- WHAT YOU ARE ASKED TO DO
Each line of the data that includes the string "chart" is to be copied out.

• • • • •

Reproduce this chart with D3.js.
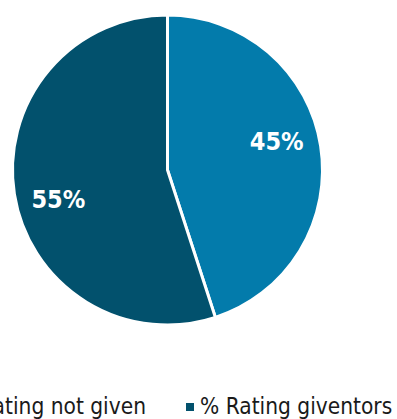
<!DOCTYPE html>
<html>
<head>
<meta charset="utf-8">
<script src="https://cdn.jsdelivr.net/npm/d3@7"></script>
<style>
  html, body { margin: 0; padding: 0; background: #fff; overflow: hidden; }
  svg { display: block; }
</style>
</head>
<body>
<svg id="chart" width="397" height="419"></svg>
<script>
// Share of respondents, in drawing order (clockwise from 12 o'clock)
const categories = ["% Rating giventors", "% Rating not given"];
const values = [45, 55];
const sliceColors = ["#037bab", "#02516d"];
const valueLabels = ["45%", "55%"];

// Legend entries, left to right
const legendLabels = ["% Rating not given", "% Rating giventors"];
const legendColors = ["#037bab", "#02516d"];

const svg = d3.select("#chart");
const cx = 167.5, cy = 170, radius = 155;

const pie = d3.pie().sort(null).value(d => d)(values);
const arc = d3.arc().innerRadius(0).outerRadius(radius);

const g = svg.append("g").attr("transform", `translate(${cx},${cy})`);

g.selectAll("path.slice")
  .data(pie)
  .join("path")
  .attr("class", "slice")
  .attr("d", arc)
  .attr("fill", (d, i) => sliceColors[i])
  .attr("stroke", "#fff")
  .attr("stroke-width", 3)
  .attr("stroke-linejoin", "miter");

// Value labels sit a little counter-clockwise of each slice's mid-angle
const labelR = 113, labelTurn = -6 * Math.PI / 180;
function labelPos(d) {
  const a = (d.startAngle + d.endAngle) / 2 + labelTurn;
  return [labelR * Math.sin(a), -labelR * Math.cos(a)];
}

g.selectAll("text.value")
  .data(pie)
  .join("text")
  .attr("class", "value")
  .attr("transform", d => `translate(${labelPos(d)})`)
  .attr("text-anchor", "middle")
  .attr("dy", "0.36em")
  .attr("fill", "#fff")
  .attr("font-family", "'DejaVu Sans Condensed', 'DejaVu Sans', sans-serif")
  .attr("font-weight", "bold")
  .attr("font-size", 25)
  .text((d, i) => valueLabels[i]);

// Legend row along the bottom edge
const legendFont = "'DejaVu Sans Condensed', 'DejaVu Sans', sans-serif";
const legendSize = 22.5;
const legendY = 414;
const item2X = 186;
const legend = svg.append("g");

// Second entry anchored at its marker; first entry ends just before it
const item2 = legend.append("g").attr("transform", `translate(${item2X},0)`);
item2.append("rect").attr("x", 0).attr("y", legendY - 11).attr("width", 8).attr("height", 8).attr("fill", legendColors[1]);
item2.append("text").attr("x", 14).attr("y", legendY)
  .attr("font-family", legendFont).attr("font-size", legendSize).attr("fill", "#1a1a1a")
  .text(legendLabels[1]);

const item1Text = legend.append("text").attr("x", 146).attr("y", legendY)
  .attr("text-anchor", "end")
  .attr("font-family", legendFont).attr("font-size", legendSize).attr("fill", "#1a1a1a")
  .text(legendLabels[0]);
const w1 = item1Text.node().getComputedTextLength();
legend.append("rect").attr("x", 146 - w1 - 14).attr("y", legendY - 11).attr("width", 8).attr("height", 8).attr("fill", legendColors[0]);
</script>
</body>
</html>
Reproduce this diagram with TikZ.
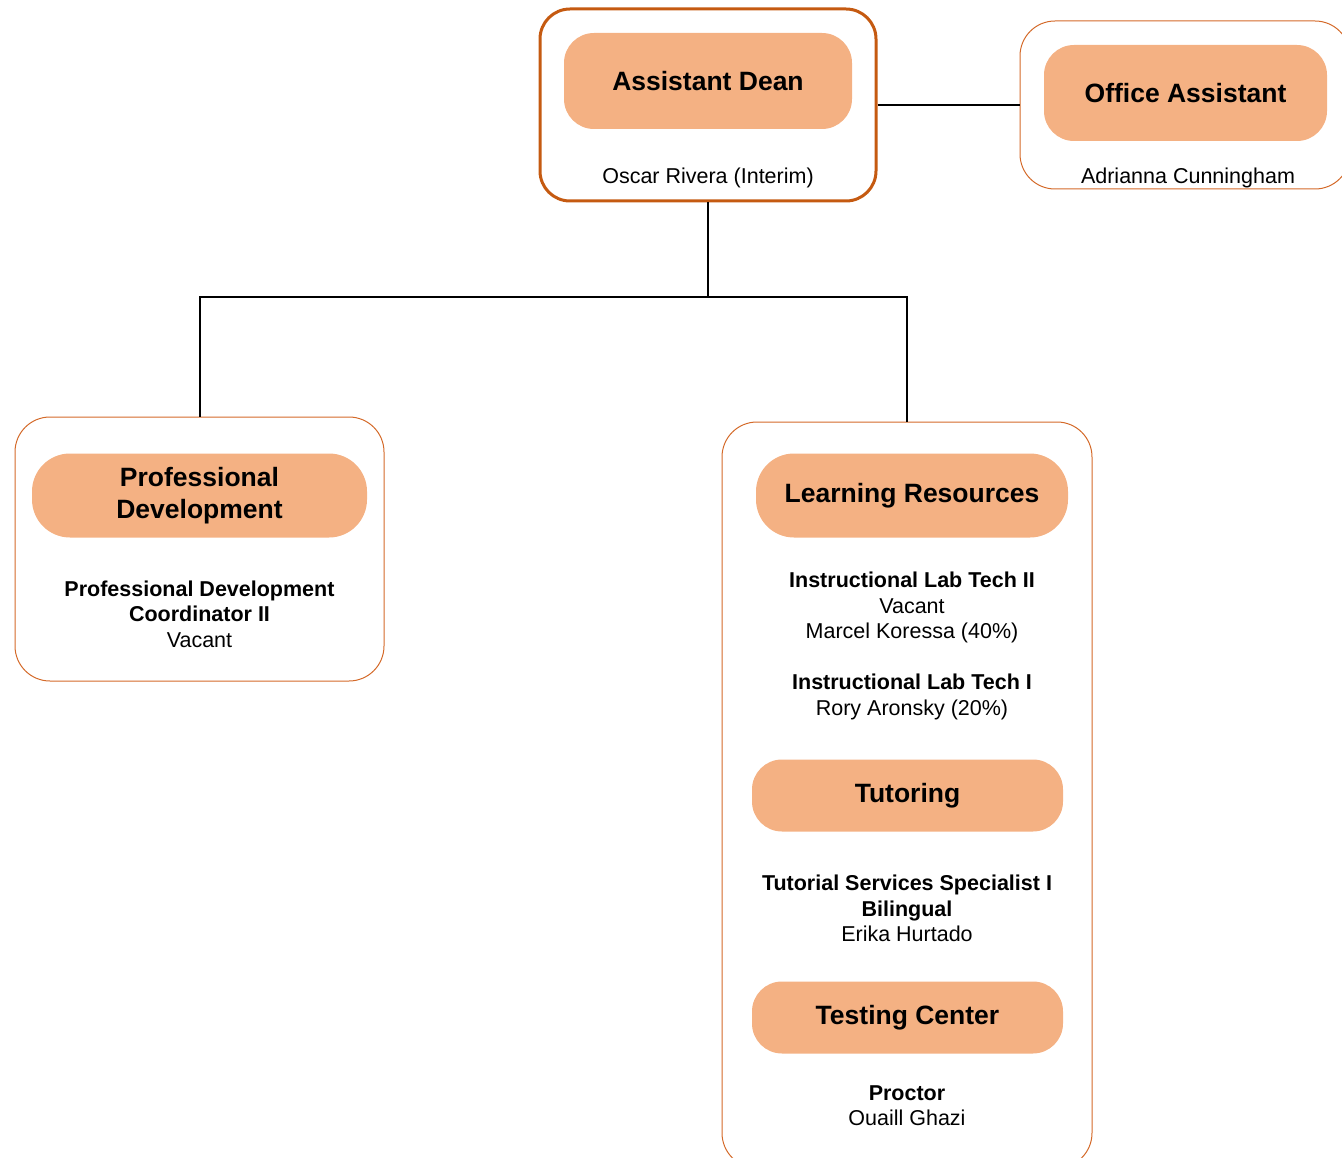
\documentclass[tikz,border=0pt]{standalone}
\usepackage{fontspec}
\setmainfont{Liberation Sans}
\usepackage{tikz}
\definecolor{deanedge}{HTML}{C55A11}
\definecolor{unitedge}{HTML}{D46A2A}
\definecolor{titlefill}{HTML}{F4B183}

\begin{document}
\begin{tikzpicture}[x=1pt, y=-1pt,
    unitbox/.style={draw=unitedge, line width=1pt, rounded corners=35pt, inner sep=0pt},
    titlebox/.style={fill=titlefill, rounded corners=30pt, inner sep=0pt, align=center,
        font=\fontsize{26.5}{32}\selectfont\bfseries},
    staff/.style={align=center, font=\fontsize{21.5}{25.5}\selectfont},
    link/.style={line width=2pt}]
\useasboundingbox (0,0) rectangle (1342,1158);
\clip (0,0) rectangle (1342,1158);
%
\node [unitbox, draw=deanedge, line width=3pt, rounded corners=30pt,
       minimum width=336pt, minimum height=192pt] (dean) at (708,105) {};
\node [unitbox, minimum width=330pt, minimum height=168pt] (office) at (1185,105) {};
\node [unitbox, minimum width=369pt, minimum height=264pt] (pd) at (199.5,549) {};
\node [unitbox, minimum width=370pt, minimum height=746pt] (lr) at (907,795) {};
%
\node [titlebox, minimum width=288pt, minimum height=96pt] (deantitle) at (708,81) {Assistant Dean};
\node [titlebox, minimum width=283pt, minimum height=96pt] (officetitle) at (1185.5,93) {Office Assistant};
\node [titlebox, minimum width=335pt, minimum height=84pt, rounded corners=38pt] (pdtitle) at (199.5,495.5) {Professional\\Development};
\node [titlebox, minimum width=312pt, minimum height=84pt, rounded corners=38pt] (lrtitle) at (912,495.5) {Learning Resources};
\node [titlebox, minimum width=311pt, minimum height=72pt] (tutortitle) at (907.5,795.5) {Tutoring};
\node [titlebox, minimum width=311pt, minimum height=72pt] (testtitle) at (907.5,1017.5) {Testing Center};
%
\node [staff] (deanname) at (708,178) {Oscar Rivera (Interim)};
\node [staff] (officename) at (1188,178) {Adrianna Cunningham};
\node [staff] (pdstaff) at (199.5,614) {\textbf{Professional Development}\\\textbf{Coordinator II}\\Vacant};
\node [staff] (labtech2) at (912,607.5) {\textbf{Instructional Lab Tech II}\\Vacant\\Marcel Koressa (40\%)};
\node [staff] (labtech1) at (912,697) {\textbf{Instructional Lab Tech I}\\Rory Aronsky (20\%)};
\node [staff] (tutorstaff) at (907,908.5) {\textbf{Tutorial Services Specialist I}\\\textbf{Bilingual}\\Erika Hurtado};
\node [staff] (proctor) at (907,1105.5) {\textbf{Proctor}\\Ouaill Ghazi};
%
\coordinate (split) at (708,297);
\draw [link] (dean.east) -- (office.west);
\draw [link] (dean.south) -- (split) -| (pd.north);
\draw [link] (split) -| (lr.north);
%%%%%%%%%%%%%%%%%%%%%%%%%%%%%%%
\end{tikzpicture}
\end{document}
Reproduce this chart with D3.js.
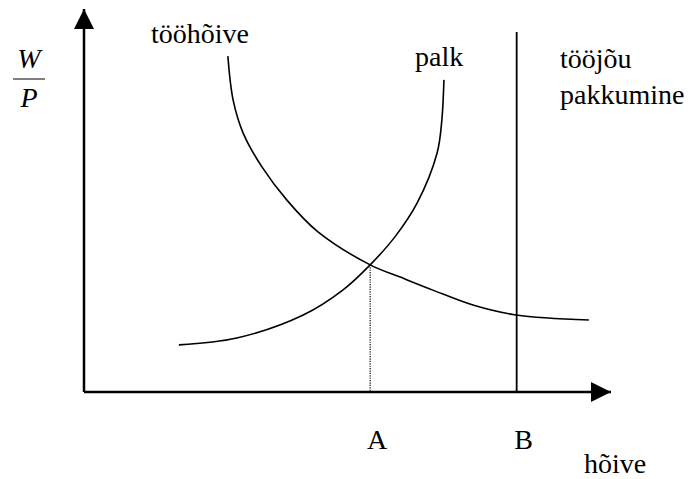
<!DOCTYPE html>
<html>
<head>
<meta charset="utf-8">
<script src="https://cdn.jsdelivr.net/npm/d3@7"></script>
<style>
  body { margin: 0; background: #fff; }
  svg text { font-family: "Liberation Serif", "Times New Roman", serif; }
</style>
</head>
<body>
<script>
// Labour market diagram: demand (tööhõive), wage curve (palk), supply (tööjõu pakkumine)

// curve points in diagram units [x, y]
const demandX = [2.73, 2.83, 3.02, 3.38, 3.85, 4.44, 5.43, 6.00, 6.62, 7.38, 8.20, 9.58];
const demandY = [8.77, 7.62, 6.76, 5.87, 5.01, 4.18, 3.32, 3.00, 2.66, 2.27, 2.01, 1.88];
const wageX = [1.80, 2.90, 4.16, 4.91, 5.43, 5.90, 6.32, 6.70, 6.79, 6.83];
const wageY = [1.23, 1.41, 2.01, 2.66, 3.32, 4.05, 4.93, 6.24, 7.10, 8.15];
const supplyX = 8.21;
const supplyTop = 9.40;
const equilibrium = [5.43, 3.32];
const tickLabels = ["A", "B"];
const tickValues = [5.43, 8.21];

const width = 692, height = 479;

const svg = d3.select("body").append("svg")
  .attr("width", width)
  .attr("height", height);

const x = d3.scaleLinear().domain([0, 10]).range([84, 611]);
const y = d3.scaleLinear().domain([0, 10]).range([392, 9]);

//Arrow markers
svg.append("defs").append("marker")
  .attr("id", "arrow")
  .attr("viewBox", "0 0 20 20")
  .attr("refX", 20).attr("refY", 10)
  .attr("markerWidth", 20).attr("markerHeight", 20)
  .attr("markerUnits", "userSpaceOnUse")
  .attr("orient", "auto")
  .append("path")
    .attr("d", "M0,0 L20,10 L0,20 Z")
    .attr("fill", "#000");

//Axes
svg.append("line")
  .attr("x1", x(0)).attr("y1", y(0))
  .attr("x2", x(0)).attr("y2", y(10))
  .attr("stroke", "#000").attr("stroke-width", 2.5)
  .attr("marker-end", "url(#arrow)");
svg.append("line")
  .attr("x1", x(0)).attr("y1", y(0))
  .attr("x2", x(10)).attr("y2", y(0))
  .attr("stroke", "#000").attr("stroke-width", 2.5)
  .attr("marker-end", "url(#arrow)");

const line = d3.line()
  .x(d => x(d[0]))
  .y(d => y(d[1]))
  .curve(d3.curveCatmullRom.alpha(0.5));

//Curves
svg.append("path")
  .datum(d3.zip(demandX, demandY))
  .attr("d", line)
  .attr("fill", "none").attr("stroke", "#000").attr("stroke-width", 1.6);

svg.append("path")
  .datum(d3.zip(wageX, wageY))
  .attr("d", line)
  .attr("fill", "none").attr("stroke", "#000").attr("stroke-width", 1.6);

//Supply line
svg.append("line")
  .attr("x1", x(supplyX)).attr("y1", y(0))
  .attr("x2", x(supplyX)).attr("y2", y(supplyTop))
  .attr("stroke", "#000").attr("stroke-width", 1.8);

//Dotted drop line
svg.append("line")
  .attr("x1", x(equilibrium[0])).attr("y1", y(equilibrium[1]))
  .attr("x2", x(equilibrium[0])).attr("y2", y(0))
  .attr("stroke", "#000").attr("stroke-width", 1.2)
  .attr("stroke-dasharray", "1.2,1.2");

const label = (tx, ty, s) => svg.append("text")
  .attr("x", tx).attr("y", ty)
  .attr("font-size", 28)
  .attr("fill", "#000")
  .text(s);

//Tick labels
tickLabels.forEach((d, i) => {
  label(x(tickValues[i]) + 7, 449, d).attr("text-anchor", "middle");
});

//Text labels
label(584, 473, "hõive");
label(151, 43, "tööhõive");
label(415, 66, "palk");
label(560, 68, "tööjõu");
label(560, 104, "pakkumine");

//W/P fraction
label(29, 68, "W").attr("text-anchor", "middle").attr("font-style", "italic");
svg.append("line")
  .attr("x1", 13).attr("x2", 45).attr("y1", 79).attr("y2", 79)
  .attr("stroke", "#000").attr("stroke-width", 1);
label(29, 107, "P").attr("text-anchor", "middle").attr("font-style", "italic");
</script>
</body>
</html>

• • • • •

- RESULT FOR THIS TASK
Reproduce this chart with D3.js.
<svg id="chart" width="397" height="419"></svg>
const svg = d3.select("#chart");
Reproduce this chart with D3.js.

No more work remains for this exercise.